THE PROBLEM
Nothing in the data should change when you return it, but leave the pictures out.

[START OF SUPPLIED DATA]

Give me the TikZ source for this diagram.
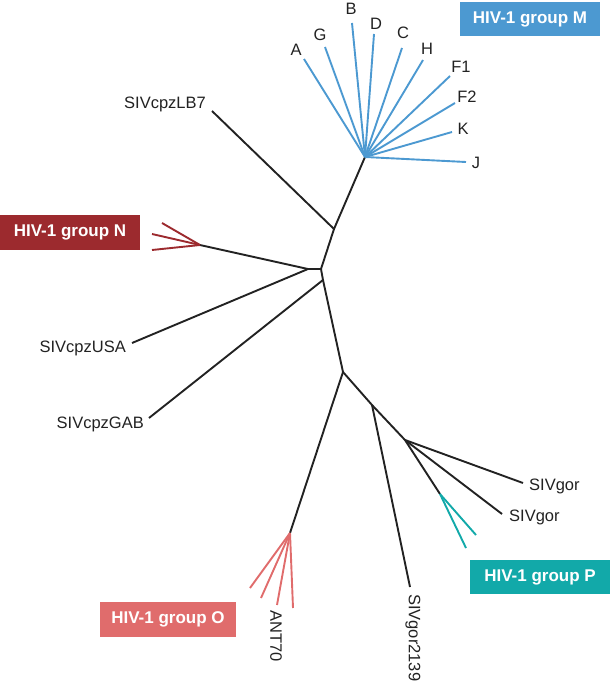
\documentclass[tikz,border=0pt]{standalone}
\usepackage{fontspec}
\setmainfont{Liberation Sans}
\definecolor{mblue}{HTML}{4C99D1}
\definecolor{nred}{HTML}{9C2A2E}
\definecolor{ored}{HTML}{E06C6C}
\definecolor{pteal}{HTML}{12A9A9}
\definecolor{ink}{HTML}{222222}
\begin{document}
\begin{tikzpicture}[x=1pt,y=-1pt,
  br/.style={draw=ink,line width=1.9pt},
  mbr/.style={draw=mblue,line width=1.9pt},
  nbr/.style={draw=nred,line width=1.9pt},
  obr/.style={draw=ored,line width=1.9pt},
  pbr/.style={draw=pteal,line width=1.9pt},
  lab/.style={font=\fontsize{16.5}{18}\selectfont,text=ink,inner sep=0pt},
  grp/.style={font=\bfseries\fontsize{17}{19}\selectfont,text=white,inner sep=0pt,minimum height=34pt}]
\useasboundingbox (0,0) rectangle (610,685);
% internal nodes
\coordinate (mhub) at (365,157);
\coordinate (n1) at (334,229);
\coordinate (n2) at (321,269);
\coordinate (nn) at (308,269);
\coordinate (n3) at (323,280);
\coordinate (n4) at (343,372);
\coordinate (n5) at (372,405);
\coordinate (n6) at (405,440);
\coordinate (phub) at (440,494);
\coordinate (ohub) at (290,533);
\coordinate (nhub) at (200,245);
% leaf ends
\coordinate (lA) at (304,59);
\coordinate (lG) at (325,47);
\coordinate (lB) at (352,23);
\coordinate (lD) at (374,34);
\coordinate (lC) at (402,48);
\coordinate (lH) at (423,60);
\coordinate (lF1) at (450,76);
\coordinate (lF2) at (455,103);
\coordinate (lK) at (452,132);
\coordinate (lJ) at (466,162);
\coordinate (lLB7) at (212,111);
\coordinate (lUSA) at (132,343);
\coordinate (lGAB) at (149,418);
\coordinate (lN1) at (162,223);
\coordinate (lN2) at (152,234);
\coordinate (lN3) at (152,250);
\coordinate (lO1) at (250,588);
\coordinate (lO2) at (261,598);
\coordinate (lO3) at (277,605);
\coordinate (lO4) at (293,608);
\coordinate (l2139) at (410,587);
\coordinate (lgor1) at (523,483);
\coordinate (lgor2) at (502,514);
\coordinate (lP1) at (476,535);
\coordinate (lP2) at (466,548);
% black branches
\draw[br,line join=round] (mhub) -- (n1) -- (n2) -- (nn);
\draw[br] (n1) -- (lLB7);
\draw[br] (nn) -- (nhub);
\draw[br] (nn) -- (lUSA);
\draw[br,line join=round] (n2) -- (n3) -- (n4);
\draw[br] (n3) -- (lGAB);
\draw[br] (n4) -- (ohub);
\draw[br,line join=round] (n4) -- (n5) -- (n6);
\draw[br] (n5) -- (l2139);
\draw[br] (n6) -- (lgor1);
\draw[br] (n6) -- (lgor2);
\draw[br] (n6) -- (phub);
% coloured clades
\foreach \l in {lA,lG,lB,lD,lC,lH,lF1,lF2,lK,lJ} \draw[mbr] (mhub) -- (\l);
\foreach \l in {lN1,lN2,lN3} \draw[nbr] (nhub) -- (\l);
\foreach \l in {lO1,lO2,lO3,lO4} \draw[obr] (ohub) -- (\l);
\foreach \l in {lP1,lP2} \draw[pbr] (phub) -- (\l);
% labels
\node[lab] (tA) at (296,50) {A};
\node[lab] (tG) at (320,35) {G};
\node[lab] (tB) at (351,9) {B};
\node[lab] (tD) at (376,24) {D};
\node[lab] (tC) at (403,33) {C};
\node[lab] (tH) at (427,49) {H};
\node[lab] (tF1) at (461,67) {F1};
\node[lab] (tF2) at (467,97) {F2};
\node[lab] (tK) at (463,129) {K};
\node[lab] (tJ) at (476,163) {J};
\node[lab,anchor=east] (tLB7) at (206,104) {SIVcpzLB7};
\node[lab,anchor=east] (tUSA) at (126,348) {SIVcpzUSA};
\node[lab,anchor=east] (tGAB) at (144,424) {SIVcpzGAB};
\node[lab,anchor=west] (tgor1) at (529,486) {SIVgor};
\node[lab,anchor=west] (tgor2) at (509,517) {SIVgor};
\node[lab,anchor=west,rotate=-90] (t2139) at (413,594) {SIVgor2139};
\node[lab,anchor=west,rotate=-90] (tANT) at (276,610) {ANT70};
% group boxes
\node[grp,fill=mblue,minimum width=140pt] (gM) at (530,19) {HIV-1 group M};
\node[grp,fill=nred,minimum width=140pt,minimum height=35pt] (gN) at (70,232.5) {HIV-1 group N};
\node[grp,fill=ored,minimum width=136pt,minimum height=35pt] (gO) at (168,619.5) {HIV-1 group O};
\node[grp,fill=pteal,minimum width=140pt] (gP) at (540,577) {HIV-1 group P};
\end{tikzpicture}
\end{document}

[END OF SUPPLIED DATA]

SOLUTION FOR THIS TASK
Give me the TikZ source for this diagram.
\documentclass[tikz,border=0pt]{standalone}
\usepackage{fontspec}
\setmainfont{Liberation Sans}
\definecolor{mblue}{HTML}{4C99D1}
\definecolor{nred}{HTML}{9C2A2E}
\definecolor{ored}{HTML}{E06C6C}
\definecolor{pteal}{HTML}{12A9A9}
\definecolor{ink}{HTML}{222222}
\begin{document}
\begin{tikzpicture}[x=1pt,y=-1pt,
  br/.style={draw=ink,line width=1.9pt},
  mbr/.style={draw=mblue,line width=1.9pt},
  nbr/.style={draw=nred,line width=1.9pt},
  obr/.style={draw=ored,line width=1.9pt},
  pbr/.style={draw=pteal,line width=1.9pt},
  lab/.style={font=\fontsize{16.5}{18}\selectfont,text=ink,inner sep=0pt},
  grp/.style={font=\bfseries\fontsize{17}{19}\selectfont,text=white,inner sep=0pt,minimum height=34pt}]
\useasboundingbox (0,0) rectangle (610,685);
% internal nodes
\coordinate (mhub) at (365,157);
\coordinate (n1) at (334,229);
\coordinate (n2) at (321,269);
\coordinate (nn) at (308,269);
\coordinate (n3) at (323,280);
\coordinate (n4) at (343,372);
\coordinate (n5) at (372,405);
\coordinate (n6) at (405,440);
\coordinate (phub) at (440,494);
\coordinate (ohub) at (290,533);
\coordinate (nhub) at (200,245);
% leaf ends
\coordinate (lA) at (304,59);
\coordinate (lG) at (325,47);
\coordinate (lB) at (352,23);
\coordinate (lD) at (374,34);
\coordinate (lC) at (402,48);
\coordinate (lH) at (423,60);
\coordinate (lF1) at (450,76);
\coordinate (lF2) at (455,103);
\coordinate (lK) at (452,132);
\coordinate (lJ) at (466,162);
\coordinate (lLB7) at (212,111);
\coordinate (lUSA) at (132,343);
\coordinate (lGAB) at (149,418);
\coordinate (lN1) at (162,223);
\coordinate (lN2) at (152,234);
\coordinate (lN3) at (152,250);
\coordinate (lO1) at (250,588);
\coordinate (lO2) at (261,598);
\coordinate (lO3) at (277,605);
\coordinate (lO4) at (293,608);
\coordinate (l2139) at (410,587);
\coordinate (lgor1) at (523,483);
\coordinate (lgor2) at (502,514);
\coordinate (lP1) at (476,535);
\coordinate (lP2) at (466,548);
% black branches
\draw[br,line join=round] (mhub) -- (n1) -- (n2) -- (nn);
\draw[br] (n1) -- (lLB7);
\draw[br] (nn) -- (nhub);
\draw[br] (nn) -- (lUSA);
\draw[br,line join=round] (n2) -- (n3) -- (n4);
\draw[br] (n3) -- (lGAB);
\draw[br] (n4) -- (ohub);
\draw[br,line join=round] (n4) -- (n5) -- (n6);
\draw[br] (n5) -- (l2139);
\draw[br] (n6) -- (lgor1);
\draw[br] (n6) -- (lgor2);
\draw[br] (n6) -- (phub);
% coloured clades
\foreach \l in {lA,lG,lB,lD,lC,lH,lF1,lF2,lK,lJ} \draw[mbr] (mhub) -- (\l);
\foreach \l in {lN1,lN2,lN3} \draw[nbr] (nhub) -- (\l);
\foreach \l in {lO1,lO2,lO3,lO4} \draw[obr] (ohub) -- (\l);
\foreach \l in {lP1,lP2} \draw[pbr] (phub) -- (\l);
% labels
\node[lab] (tA) at (296,50) {A};
\node[lab] (tG) at (320,35) {G};
\node[lab] (tB) at (351,9) {B};
\node[lab] (tD) at (376,24) {D};
\node[lab] (tC) at (403,33) {C};
\node[lab] (tH) at (427,49) {H};
\node[lab] (tF1) at (461,67) {F1};
\node[lab] (tF2) at (467,97) {F2};
\node[lab] (tK) at (463,129) {K};
\node[lab] (tJ) at (476,163) {J};
\node[lab,anchor=east] (tLB7) at (206,104) {SIVcpzLB7};
\node[lab,anchor=east] (tUSA) at (126,348) {SIVcpzUSA};
\node[lab,anchor=east] (tGAB) at (144,424) {SIVcpzGAB};
\node[lab,anchor=west] (tgor1) at (529,486) {SIVgor};
\node[lab,anchor=west] (tgor2) at (509,517) {SIVgor};
\node[lab,anchor=west,rotate=-90] (t2139) at (413,594) {SIVgor2139};
\node[lab,anchor=west,rotate=-90] (tANT) at (276,610) {ANT70};
% group boxes
\node[grp,fill=mblue,minimum width=140pt] (gM) at (530,19) {HIV-1 group M};
\node[grp,fill=nred,minimum width=140pt,minimum height=35pt] (gN) at (70,232.5) {HIV-1 group N};
\node[grp,fill=ored,minimum width=136pt,minimum height=35pt] (gO) at (168,619.5) {HIV-1 group O};
\node[grp,fill=pteal,minimum width=140pt] (gP) at (540,577) {HIV-1 group P};
\end{tikzpicture}
\end{document}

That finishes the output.